When I write, it is usually because some incident or relationship evokes such strong emotions in me that my only way of processing the situation is to attempt to put it into writing in my journal. I don’t consciously think of the audience until I begin the editing process. As I work to edit my writing, my focus is then on my audience, and I attempt to articulate the relationships and emotions in the story in a manner that will touch them as profoundly as they did me.

For some writers they are simply trying to entertain their readers others want to make them think or challenge their reader’s preconceptions. Typically, what are you trying to accomplish in your writing?

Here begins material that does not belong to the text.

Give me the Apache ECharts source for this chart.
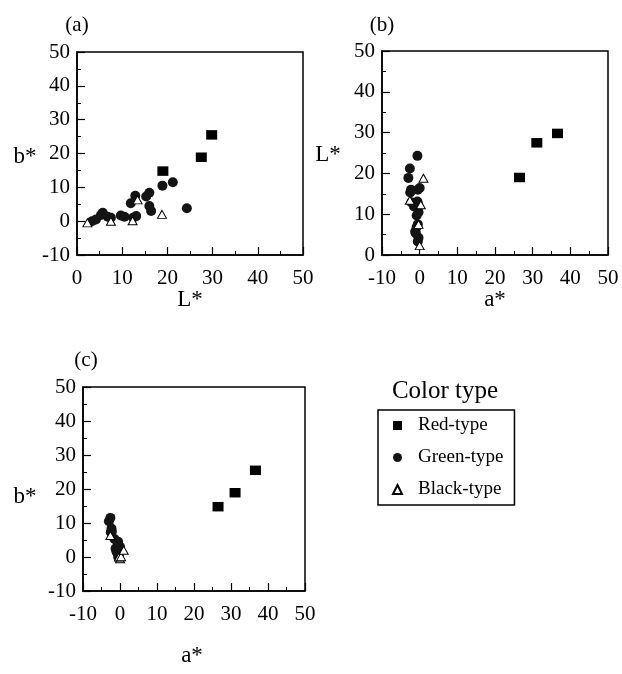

I think that most writers are by nature observers. I know I have spent a great deal of time with my nose pressed up against the glass watching the human situation as an outsider. I think the best writing is accomplished by writers who can stand outside the milieu they are in, and articulate the ridiculous or heart breaking aspects of the status quo that most of us accept without question.

How / When / Why did you begin writing?

I have kept journals since I was very young, but I began writing seriously in college when a professor encouraged me. At that time I was mainly writing poetry, but at this point in my life I primarily write literary non- fiction.

When and / or why did you first consider yourself as a successful writer?

I think most writers feel a huge sense of validation when they are published for the first time. I know that I did. Beyond that, success is such a nebulous concept. Writing is a very solitary pursuit, so the feedback that writers get from readers and other writers that appreciate their work is extremely gratifying.

Do you have a daily / weekly writing routine? Can you tell us about it?

I don’t have a daily routine to speak of, but I do have a routine in terms of my actual writing process. I begin by journaling and then writing the story long hand. I don’t censor myself at all, but just write freely expressing all the elements that feel important. This can take many sessions. After doing this, I will spend some time looking to see if there is a motif that will sustain the story. If I am successful, at this point I will begin writing the story with a word processor. Because the language in this genre is so compressed and the subtlest of nuances is important, I can spend an entire writing session on one phrase or sentence.

Do you have any writing projects that you currently working on?

I am working on some literary non-fiction stories.

If our readers want to see more of your writing where can they find more of your work?

In August I have a literary non-fiction story titled “Bamboo Chimes” appearing in the online journal ephiph.mag.com.

Who are some of your favorite authors?

I have great admiration for writers who write essays and short stories, because I think these two genres are so challenging. Dakota:  A Spiritual Geography and Cloister Walk by Kathleen Norris are two of my favorite books. The essays she writes convey so much spirituality and humanity while still incorporating elements of humor in the stories she tells about small town life and the human condition. I am in awe of her. In terms of short stories, I have a great affinity for Southern literature and Flannery O’Connor and Eudora Welty are masters of this genre. Who doesn’t love Southern Gothic?

What advice do you have for aspiring writers?

Don’t isolate yourself. Join a writer’s group or sign up for a workshop. You will find the feedback will take you to the next level.

Anything else you’d like to say to our readers?

Thank you for taking the time to read this and let me share my experiences with you.

Nicki, thank you and best wishes for your future.